Senatorial Slave Revolt

When I was young, I used to be told not to be “so literal.” This did not mean I should be more poetic. Far from it. It meant I had objected to a remark by adults for being factually incorrect. Since I didn’t learn my lesson, I’d like to be literal about a moment in the Kavanaugh hearings.

Democrats were up in arms because 100,000 documents from the nominee’s time in the Bush White House were declared off limits. Some of them the committee members could see, but they could not question Kavanaugh about them or reveal their contents to the public.

They were not classified or embargoed by the National Archives, which usually controls access to public records. Instead, Bill Burck, a Bush lawyer (and longtime friend of Kavanaugh’s), was assigned the task of vetting the papers. He was charged with protecting sensitive information, but also anything that represented “candid advice” from Kavanaugh. He has also represented Don McGahn, Reince Priebus, and Steve Bannon regarding special counsel Robert Mueller’s investigation. Talk about conflicts of interest.

This lawyer and this process looked a lot like an attempt to keep any facts regarding Kavanaugh that might imperil the nominee’s confirmation for a life appointment to the Supreme Court buried. Since he may also play a pivotal role in ruling on issues concerning the criminality of the man appointing him, Democrats, not unreasonably, thought this smelled rather rank and protested, though as the minority they had little power to get their way.

Finally, Sen. Cory Booker had enough stonewalling and decided to release one of the documents to the press. It had been claimed that its disclosure could threaten national security, but it hadn’t been marked classified by the FBI, CIA, NSA, Justice Department or White House, but by his old buddy Bill Burck.

Republican Sen. John Cornyn said Booker was violating a rule of the Senate and should be removed from office. Booker told Cornyn to “bring it,’ essentially daring him to do something about it. Thus, the august process of advise and consent had degenerated into schoolyard pushing and shoving. Booker also made a remark that has been much mocked since. He said this was his “Spartacus moment.”

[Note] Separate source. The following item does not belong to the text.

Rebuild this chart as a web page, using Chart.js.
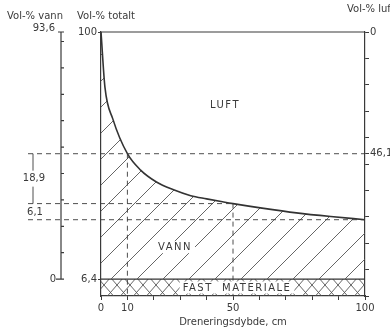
<!DOCTYPE html>
<html>
<head>
<meta charset="utf-8">
<script src="https://cdn.jsdelivr.net/npm/chart.js@4"></script>
<style>
  body { margin: 0; background: #fff; }
  #wrap { width: 390px; height: 328px; }
</style>
</head>
<body>
<div id="wrap"><canvas id="grafico"></canvas></div>
<script>
// dreneringsdybde (cm) og volumprosent totalt (fast + vann) langs kurven
const dybde = [0, 1.5, 4.5, 10, 15, 21, 27, 34, 40, 46, 50, 61, 74, 87, 100];
const totalt = [100, 79, 67, 53.9, 47.7, 43.2, 40.4, 38.0, 36.8, 35.7, 35.0, 33.3, 31.5, 30.1, 28.9];

const fastMateriale = 6.4;       // vol-% fast stoff
const vannMaks = 93.6;           // vol-% vann ved metning

// hjelpelinjer: dybde og totalt vol-% der de treffer kurven
const hjelpDybde = [10, 50, 100];
const hjelpTotalt = [53.9, 35.0, 28.9];
const luftVed10 = 46.1;
const diffLabels = ['18,9', '6,1'];

const xTicks = [0, 10, 20, 30, 40, 50, 60, 70, 80, 90, 100];
const xTickLabels = { 0: '0', 10: '10', 50: '50', 100: '100' };
const vannTicks = [0, 10, 20, 30, 40, 50, 60, 70, 80, 90];

const farge = '#3a3a3a';
const font = 'DejaVu Sans';

function skravur(w, h, kryss) {
    const c = document.createElement('canvas');
    c.width = w; c.height = h;
    const g = c.getContext('2d');
    g.strokeStyle = '#555';
    g.lineWidth = 0.9;
    g.beginPath();
    for (let o = -w; o <= w; o += w) {
        g.moveTo(o, h); g.lineTo(o + w, 0);
        if (kryss) { g.moveTo(o, 0); g.lineTo(o + w, h); }
    }
    g.stroke();
    return document.createElement('canvas').getContext('2d').createPattern(c, 'repeat');
}

const punkter = dybde.map((d, i) => ({ x: d, y: totalt[i] }));

const tegnEkstra = {
    id: 'tegnEkstra',
    afterDatasetsDraw(chart) {
        const ctx = chart.ctx;
        const xs = chart.scales.x, ys = chart.scales.y;
        const a = chart.chartArea;
        ctx.save();

        // ramme oppe
        ctx.strokeStyle = farge;
        ctx.lineWidth = 1.2;
        ctx.beginPath();
        ctx.moveTo(a.left, a.top); ctx.lineTo(a.right, a.top);
        ctx.stroke();

        // stiplede hjelpelinjer
        ctx.lineWidth = 0.9;
        ctx.setLineDash([5, 4]);
        const venstre = 28;
        hjelpDybde.forEach((d, i) => {
            const py = ys.getPixelForValue(hjelpTotalt[i]);
            const px = xs.getPixelForValue(d);
            const slutt = (i === 1) ? px : a.right;
            ctx.beginPath();
            ctx.moveTo(venstre, py); ctx.lineTo(slutt, py);
            if (d < 100) {
                ctx.moveTo(px, py); ctx.lineTo(px, a.bottom);
            }
            ctx.stroke();
        });
        ctx.setLineDash([]);

        // akse for vol-% vann
        const vx = 61;
        const yTopp = ys.getPixelForValue(fastMateriale + vannMaks);
        const yBunn = ys.getPixelForValue(fastMateriale);
        ctx.lineWidth = 1.2;
        ctx.beginPath();
        ctx.moveTo(vx, yTopp); ctx.lineTo(vx, yBunn);
        ctx.moveTo(vx - 3, yTopp); ctx.lineTo(vx + 3, yTopp);
        ctx.moveTo(vx - 5, yBunn); ctx.lineTo(vx + 3, yBunn);
        vannTicks.forEach(v => {
            if (v === 0) return;
            const py = ys.getPixelForValue(v + fastMateriale);
            ctx.moveTo(vx, py); ctx.lineTo(vx + 3, py);
        });
        ctx.stroke();

        ctx.fillStyle = farge;
        ctx.font = '10px "' + font + '"';
        ctx.textBaseline = 'middle';
        ctx.textAlign = 'right';
        ctx.fillText('93,6', 55, yTopp - 4);
        ctx.fillText('0', 56, yBunn);

        // dimensjonsmerker 18,9 og 6,1
        const y1 = ys.getPixelForValue(hjelpTotalt[0]);
        const y2 = ys.getPixelForValue(hjelpTotalt[1]);
        const y3 = ys.getPixelForValue(hjelpTotalt[2]);
        const ym = (y1 + y2) / 2;
        ctx.lineWidth = 0.9;
        ctx.beginPath();
        ctx.moveTo(33, y1); ctx.lineTo(33, ym - 8);
        ctx.moveTo(33, ym + 8); ctx.lineTo(33, y2);
        ctx.stroke();
        ctx.textAlign = 'center';
        ctx.fillText(diffLabels[0], 34, ym);
        ctx.fillText(diffLabels[1], 35, (y2 + y3) / 2 + 1);

        // overskrifter
        ctx.textAlign = 'left';
        ctx.fillText('Vol-% vann', 7, 16);
        ctx.fillText('Vol-% totalt', 77, 16);
        ctx.fillText('Vol-% luft', 347, 9);

        // områdetekster
        ctx.letterSpacing = '1.5px';
        ctx.textAlign = 'center';
        ctx.fillText('LUFT', 225, 105);
        const bokser = [
            { t: 'VANN', x: 175, y: ys.getPixelForValue(18.5) },
            { t: 'FAST  MATERIALE', x: 237, y: (yBunn + a.bottom) / 2 }
        ];
        bokser.forEach(b => {
            const w = ctx.measureText(b.t).width;
            ctx.fillStyle = '#fff';
            ctx.fillRect(b.x - w / 2 - 3, b.y - 6, w + 6, 12);
            ctx.fillStyle = farge;
            ctx.fillText(b.t, b.x, b.y + 0.5);
        });
        ctx.restore();
    }
};

const config = {
    type: 'line',
    data: {
        datasets: [{
            label: 'Totalt',
            data: punkter,
            borderColor: '#333',
            borderWidth: 1.6,
            pointRadius: 0,
            cubicInterpolationMode: 'monotone',
            fill: { value: fastMateriale },
            backgroundColor: skravur(26, 26, false)
        }, {
            label: 'Fast materiale',
            data: [{ x: 0, y: fastMateriale }, { x: 100, y: fastMateriale }],
            borderColor: '#333',
            borderWidth: 1.2,
            pointRadius: 0,
            fill: 'origin',
            backgroundColor: skravur(13, 15, true)
        }]
    },
    options: {
        responsive: true,
        maintainAspectRatio: false,
        animation: false,
        layout: { padding: { top: 32, left: 0, right: 0, bottom: 0 } },
        plugins: { legend: { display: false }, tooltip: { enabled: false } },
        scales: {
            x: {
                type: 'linear',
                min: 0, max: 100,
                afterFit: s => { s.height = 32; },
                afterBuildTicks: s => { s.ticks = xTicks.map(v => ({ value: v })); },
                grid: { drawOnChartArea: false, tickLength: 4, color: farge },
                border: { color: farge, width: 1.2 },
                ticks: {
                    color: farge, padding: 2, maxRotation: 0, autoSkip: false,
                    font: { family: font, size: 10 },
                    callback: v => xTickLabels[v] || ''
                },
                title: {
                    display: true, text: 'Dreneringsdybde, cm', color: farge,
                    font: { family: font, size: 10 }, padding: 0
                }
            },
            y: {
                type: 'linear', position: 'left',
                min: 0, max: 100,
                afterFit: s => { s.width = 101; },
                afterBuildTicks: s => { s.ticks = [{ value: fastMateriale }, { value: 100 }]; },
                grid: { drawOnChartArea: false, tickLength: 3, color: farge },
                border: { color: farge, width: 1.2 },
                ticks: {
                    color: farge, padding: 1,
                    font: { family: font, size: 10 },
                    callback: v => String(v).replace('.', ',')
                }
            },
            luft: {
                type: 'linear', position: 'right',
                min: 0, max: 100, reverse: true,
                afterFit: s => { s.width = 25; },
                afterBuildTicks: s => {
                    s.ticks = xTicks.concat([luftVed10]).sort((p, q) => p - q).map(v => ({ value: v }));
                },
                grid: { drawOnChartArea: false, tickLength: 4, color: farge },
                border: { color: farge, width: 1.2 },
                ticks: {
                    color: farge, padding: 1, autoSkip: false,
                    font: { family: font, size: 10 },
                    callback: v => v === 0 ? '0' : (v === luftVed10 ? '46,1' : '')
                }
            }
        }
    },
    plugins: [tegnEkstra]
};

const chart = new Chart(document.getElementById('grafico').getContext('2d'), config);
</script>
</body>
</html>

The critics heaping scorn on this phrase implied that he was being uppity, which is probably a charge that should be used sparingly when the accused is an African American man, as Booker is. It was also implied that the junior senator from New Jersey had delusions of grandeur if he thought he was a world historical figure for leaking a piece of paper.

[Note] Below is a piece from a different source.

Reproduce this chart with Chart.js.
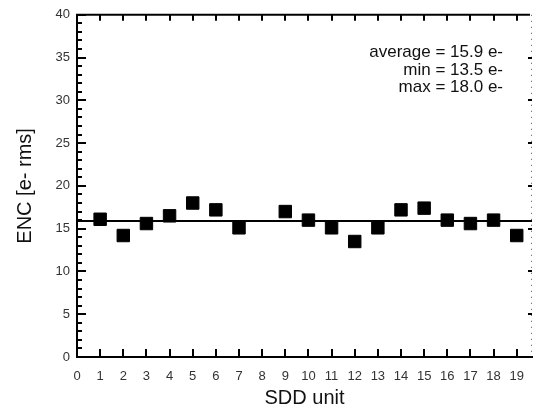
<!DOCTYPE html>
<html>
<head>
<meta charset="utf-8">
<script src="https://cdn.jsdelivr.net/npm/chart.js@4.4.1/dist/chart.umd.min.js"></script>
<style>
  html, body { margin: 0; padding: 0; background: #fff; overflow: hidden; }
  canvas { display: block; }
</style>
</head>
<body>
<canvas id="encChart" width="534" height="415"></canvas>
<script>
// SDD units (unit 8 has no measurement)
const units = [1, 2, 3, 4, 5, 6, 7, 9, 10, 11, 12, 13, 14, 15, 16, 17, 18, 19];
const encValues = [16.1, 14.2, 15.6, 16.5, 18.0, 17.2, 15.1, 17.0, 16.0, 15.1, 13.5, 15.1, 17.2, 17.4, 16.0, 15.6, 16.0, 14.2];
const xTicks = [0, 1, 2, 3, 4, 5, 6, 7, 8, 9, 10, 11, 12, 13, 14, 15, 16, 17, 18, 19];
const yTicks = [0, 5, 10, 15, 20, 25, 30, 35, 40];
const xRange = [0, 19.66];
const yRange = [0, 40];
const average = 15.9;
const statsText = ['average = 15.9 e-', 'min = 13.5 e-', 'max = 18.0 e-'];

const FONT = "'Liberation Sans', Arial, sans-serif";

const frameTicks = {
    id: 'frameTicks',
    afterDatasetsDraw(chart) {
        const { ctx, chartArea: a, scales: { x, y } } = chart;
        ctx.save();
        ctx.strokeStyle = '#000';
        ctx.lineWidth = 2;
        // top frame line
        ctx.beginPath();
        ctx.moveTo(a.left - 1, a.top);
        ctx.lineTo(a.right - 2, a.top);
        ctx.stroke();
        // bottom + top ticks (inward)
        xTicks.forEach(v => {
            const px = Math.round(x.getPixelForValue(v));
            ctx.beginPath();
            ctx.moveTo(px, a.bottom);
            ctx.lineTo(px, a.bottom - 8);
            ctx.stroke();
            if (v > 0) {
                ctx.beginPath();
                ctx.moveTo(px, a.top);
                ctx.lineTo(px, a.top + 6);
                ctx.stroke();
            }
        });
        // left ticks: major every 5, minor every 1
        for (let v = yRange[0]; v <= yRange[1]; v++) {
            const py = Math.round(y.getPixelForValue(v));
            const len = v % 5 === 0 ? 9 : 5;
            ctx.beginPath();
            ctx.moveTo(a.left, py);
            ctx.lineTo(a.left + len, py);
            ctx.stroke();
        }
        // right axis: dotted, light
        ctx.lineWidth = 1;
        ctx.strokeStyle = '#555';
        ctx.setLineDash([1, 5]);
        ctx.beginPath();
        ctx.moveTo(a.right - 0.5, a.top);
        ctx.lineTo(a.right - 0.5, a.bottom);
        ctx.stroke();
        ctx.setLineDash([]);
        ctx.lineWidth = 2;
        ctx.strokeStyle = '#000';
        yTicks.forEach(v => {
            if (v === 0 || v === 40) return;
            const py = Math.round(y.getPixelForValue(v));
            ctx.beginPath();
            ctx.moveTo(a.right, py);
            ctx.lineTo(a.right - 4, py);
            ctx.stroke();
        });
        // statistics text
        ctx.fillStyle = '#111';
        ctx.font = '17px ' + FONT;
        ctx.textAlign = 'right';
        ctx.textBaseline = 'middle';
        statsText.forEach((t, i) => {
            ctx.fillText(t, a.right - 29, a.top + 38 + i * 17.5);
        });
        ctx.restore();
    }
};

const ctx = document.getElementById('encChart').getContext('2d');
new Chart(ctx, {
    type: 'scatter',
    data: {
        datasets: [{
            label: 'average',
            type: 'line',
            data: [{ x: xRange[0], y: average }, { x: xRange[1], y: average }],
            borderColor: '#000',
            borderWidth: 2,
            pointRadius: 0,
            fill: false
        }, {
            label: 'ENC',
            data: units.map((u, i) => ({ x: u, y: encValues[i] })),
            pointStyle: 'rect',
            pointRadius: 8.8,
            pointBackgroundColor: '#000',
            pointBorderColor: '#000',
            pointBorderWidth: 1
        }]
    },
    options: {
        responsive: false,
        animation: false,
        events: [],
        layout: { autoPadding: false, padding: { left: 0, right: 2, top: 14, bottom: 0 } },
        plugins: { legend: { display: false }, tooltip: { enabled: false } },
        scales: {
            x: {
                type: 'linear',
                min: xRange[0],
                max: xRange[1],
                afterBuildTicks: s => { s.ticks = xTicks.map(v => ({ value: v })); },
                afterFit: s => { s.height = 58; },
                grid: { display: true, drawOnChartArea: false, drawTicks: true, tickLength: 12, tickColor: 'rgba(0,0,0,0)' },
                border: { display: true, color: '#000', width: 2 },
                ticks: { padding: 0, color: '#333', font: { family: FONT, size: 13 }, maxRotation: 0, autoSkip: false },
                title: { display: true, text: 'SDD unit', color: '#111', font: { family: FONT, size: 20 }, padding: { top: 0, bottom: 5 } }
            },
            y: {
                min: yRange[0],
                max: yRange[1],
                afterBuildTicks: s => { s.ticks = yTicks.map(v => ({ value: v })); },
                afterFit: s => { s.width = 77; },
                grid: { display: false, drawTicks: false },
                border: { display: true, color: '#000', width: 2 },
                ticks: { padding: 7, color: '#333', font: { family: FONT, size: 13 } },
                title: { display: true, text: 'ENC [e- rms]', color: '#111', font: { family: FONT, size: 20 }, padding: { top: 13, bottom: 0 } }
            }
        }
    },
    plugins: [frameTicks]
});
</script>
</body>
</html>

Orrin Hatch, 84, the longest serving Republican senator in history, or someone working for him who’s heard about the internet, tweeted “I knew Spartacus,’ echoing Lloyd Bentsen’s epic putdown of Dan Quayle when he compared himself to President Kennedy. “I knew Jack Kennedy. Jack Kennedy was a friend of mine. Senator, you’re no Jack Kennedy.”

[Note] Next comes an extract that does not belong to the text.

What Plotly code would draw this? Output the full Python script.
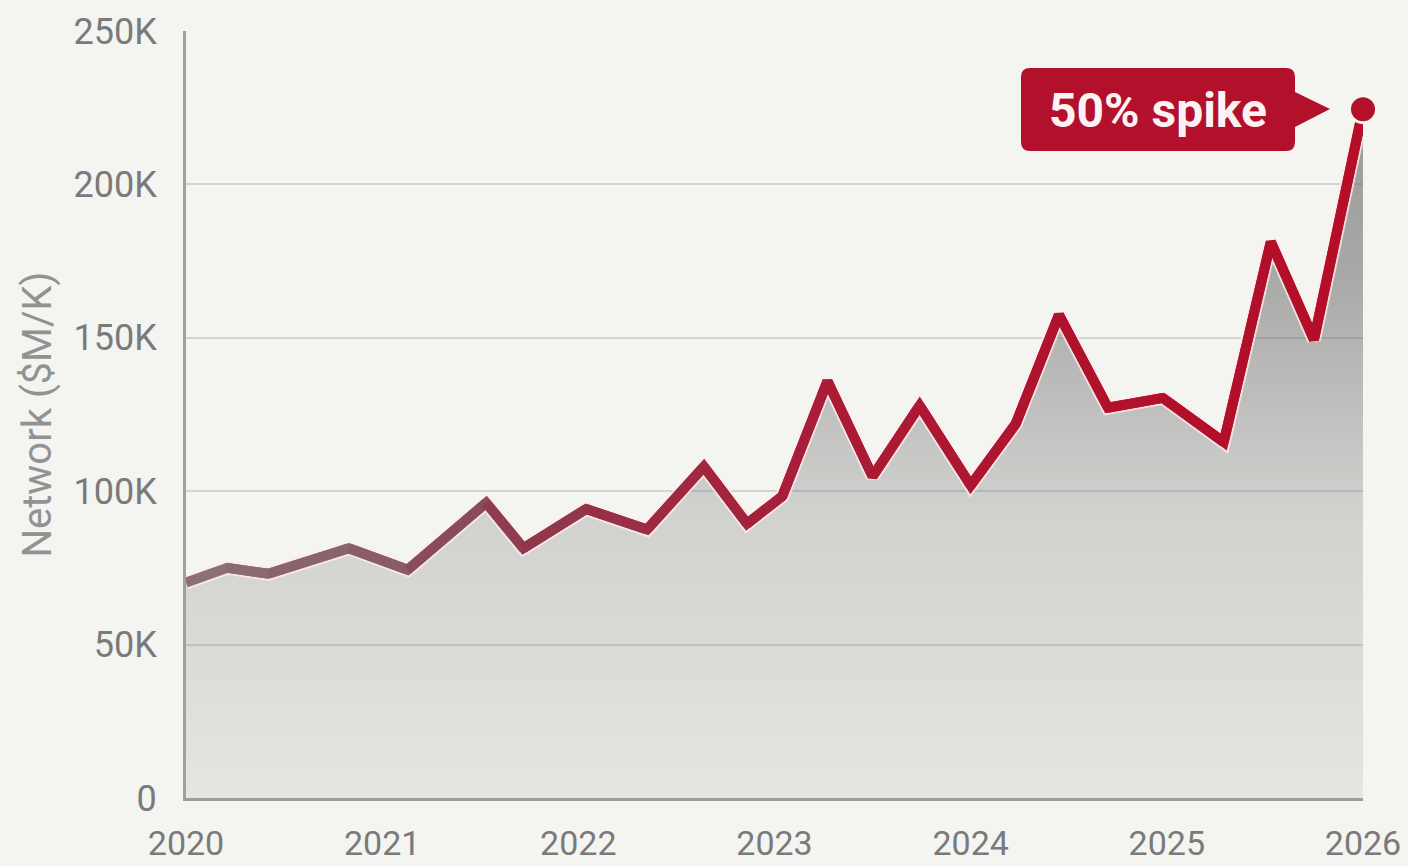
import plotly.graph_objects as go

# ---------------- data ----------------
years = [2020.0, 2020.21, 2020.42, 2020.83, 2021.13, 2021.53, 2021.72, 2022.04,
         2022.35, 2022.64, 2022.86, 2023.04, 2023.27, 2023.50, 2023.74, 2024.0,
         2024.23, 2024.45, 2024.70, 2024.98, 2025.29, 2025.53, 2025.75, 2026.0]
values = [70200, 75000, 73100, 81400, 74400, 96200, 81400, 94200,
          87500, 108000, 89400, 98400, 135900, 104800, 127900, 101900,
          122000, 157500, 127200, 130400, 116000, 181300, 149400, 224500]

x_ticks = [2020, 2021, 2022, 2023, 2024, 2025, 2026]
x_tick_labels = ["2020", "2021", "2022", "2023", "2024", "2025", "2026"]
y_ticks = [0, 50000, 100000, 150000, 200000, 250000]
y_tick_labels = ["0", "50K", "100K", "150K", "200K", "250K"]

y_title = "Network ($M/K)"
callout_text = "50% spike"

# ---------------- style ----------------
W, H = 1408, 866
ML, MR, MT, MB = 186, 45, 31, 68
PW, PH = W - ML - MR, H - MT - MB
BG = "#f4f4f1"
FONT = "Roboto"
RED = "#b3102c"

line_stops = [(2020.0, (140, 114, 120)), (2021.0, (137, 92, 102)),
              (2021.6, (140, 62, 78)), (2022.4, (158, 42, 66)),
              (2023.3, (170, 28, 54)), (2024.5, (176, 18, 44)),
              (2026.0, (180, 14, 40))]


def line_color(xv):
    for (x0, c0), (x1, c1) in zip(line_stops[:-1], line_stops[1:]):
        if x0 <= xv <= x1:
            t = (xv - x0) / (x1 - x0)
            c = [round(a + (b - a) * t) for a, b in zip(c0, c1)]
            return f"rgb({c[0]},{c[1]},{c[2]})"
    c = line_stops[-1][1]
    return f"rgb({c[0]},{c[1]},{c[2]})"


def px2paper(px, py):
    return (px - ML) / PW, (H - MB - py) / PH


fig = go.Figure()

# area fill
fig.add_trace(go.Scatter(
    x=years, y=values, mode="lines", fill="tozeroy",
    line=dict(width=0, color="rgba(0,0,0,0)"),
    fillgradient=dict(
        type="vertical",
        colorscale=[[0, "rgba(105,105,105,0.11)"], [0.4, "rgba(105,105,105,0.25)"],
                    [0.75, "rgba(105,105,105,0.55)"], [1, "rgba(105,105,105,0.66)"]],
        start=0, stop=230000),
    hoverinfo="skip", showlegend=False))

# faint halo under the line
fig.add_trace(go.Scatter(
    x=years, y=values, mode="lines",
    line=dict(width=14, color="rgba(255,235,238,0.8)"),
    hoverinfo="skip", showlegend=False, cliponaxis=False))

# gradient line drawn as overlapping segments
n = len(years)
for i in range(n - 1):
    j = min(i + 3, n)
    xm = (years[i] + years[i + 1]) / 2
    fig.add_trace(go.Scatter(
        x=years[i:j], y=values[i:j], mode="lines",
        line=dict(width=10, color=line_color(xm)),
        hoverinfo="skip", showlegend=False, cliponaxis=False))

# end marker
fig.add_trace(go.Scatter(
    x=years[-1:], y=values[-1:], mode="markers",
    marker=dict(size=27, color=RED, line=dict(width=3, color=BG)),
    hoverinfo="skip", showlegend=False, cliponaxis=False))

# callout shape (rounded box with pointer)
L, R, T, B, r = 1021, 1295, 68, 151, 9
pts = [("M", L + r, T), ("L", R - r, T), ("Q", R, T, R, T + r), ("L", R, 92),
       ("L", 1330, 109), ("L", R, 127), ("L", R, B - r), ("Q", R, B, R - r, B),
       ("L", L + r, B), ("Q", L, B, L, B - r), ("L", L, T + r), ("Q", L, T, L + r, T)]
path = ""
for p in pts:
    cmd, coords = p[0], p[1:]
    parts = []
    for k in range(0, len(coords), 2):
        a, b = px2paper(coords[k], coords[k + 1])
        parts.append(f"{a:.5f},{b:.5f}")
    path += cmd + " " + " ".join(parts) + " "
path += "Z"
fig.add_shape(type="path", path=path, xref="paper", yref="paper",
              fillcolor=RED, line=dict(width=0), layer="above")

tx, ty = px2paper(1158, 110)
fig.add_annotation(x=tx, y=ty, xref="paper", yref="paper", text=callout_text,
                   showarrow=False, xanchor="center", yanchor="middle",
                   font=dict(family=FONT, size=48, color="#fdf2f3", weight=700))

fig.update_layout(
    width=W, height=H,
    margin=dict(l=ML, r=MR, t=MT, b=MB, autoexpand=False),
    paper_bgcolor=BG, plot_bgcolor=BG,
    font=dict(family=FONT, color="#777777"),
    showlegend=False,
)
fig.update_xaxes(
    range=[2020, 2026], tickvals=x_ticks, ticktext=x_tick_labels,
    tickfont=dict(size=34, color="#7a7a7a"),
    showgrid=False, zeroline=False,
    showline=True, linecolor="#9c9c9c", linewidth=3,
    ticks="", ticklabelstandoff=13,
)
fig.update_yaxes(
    range=[0, 250000], tickvals=y_ticks, ticktext=y_tick_labels,
    tickfont=dict(size=36, color="#7a7a7a"),
    showgrid=True, gridcolor="#d4d4d2", gridwidth=2, zeroline=False,
    showline=True, linecolor="#a0a0a0", linewidth=3,
    ticks="", ticklabelstandoff=19,
    title=dict(text=y_title, font=dict(size=40, color="#929292"), standoff=10),
)

fig.write_html("out.html")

But all this snark misses the point. Booker was not claiming to be Spartacus. He was alluding to the climactic moment of the 1960 film “Spartacus.” The slave revolt has been put down by the Roman legions under the aptly named Crassus. The rebels are offered a generous deal. They can point out their leader for execution and return to slavery or refuse and all be put to death.

To spare his fellows, Spartacus raises his hand and declares, “I am Spartacus.” But his followers refuse to abandon him. One by one, they step forward and say, “No, I am Spartacus.” Solidarity in their resistance to tyranny dooms them all to death by crucifixion.

Booker wasn’t vaingloriously comparing himself to brave Spartacus. Rather, when crass Cornyn threatened him wth expulsion for releasing a document clearly not legitimately classified by the government and not concerned with national security, his fellow victims of a tyrannical majority abusing its power spoke up. Sen. Durbin said, “If there is going to be some retribution against the senator from New Jersey, count me in.” So did Sen. Blumenthal, Sen. Hirono and several others.

This is what prompted a visibly moved Booker to say, “This is probably the closet I’ll ever have in my life to having an ‘I am Spartacus,’ moment.” Even sweeter, perhaps, the Republicans soon backed down and admitted the documents in question had already been released and were no longer “classified.”

But, like the Roman slaves, it was only a moral victory. The hearings soon ended. Kavanaugh was not forced to answer questions about the “classified” documents. Republicans have the votes, so a far right Federalist Society, originalist jurist will provide the Supreme Court with a majority able to overturn precedents, to ban abortion and gay marriage, to give more power to the executive, to permit gerrymandering, to eliminate legislative regulatory power, and limit protections for the lives, civil rights, voting rights and property rights of the poor and minorities.

If Trump and Kavanaugh get their way, the Court will also be able to prevent the president from being investigated or questioned by the Special Prosecutor, subpoenaed, indicted, prosecuted, or brought to justice. The principle that no man is above the law may wind up having its own Spartacus moment. But not in a good way.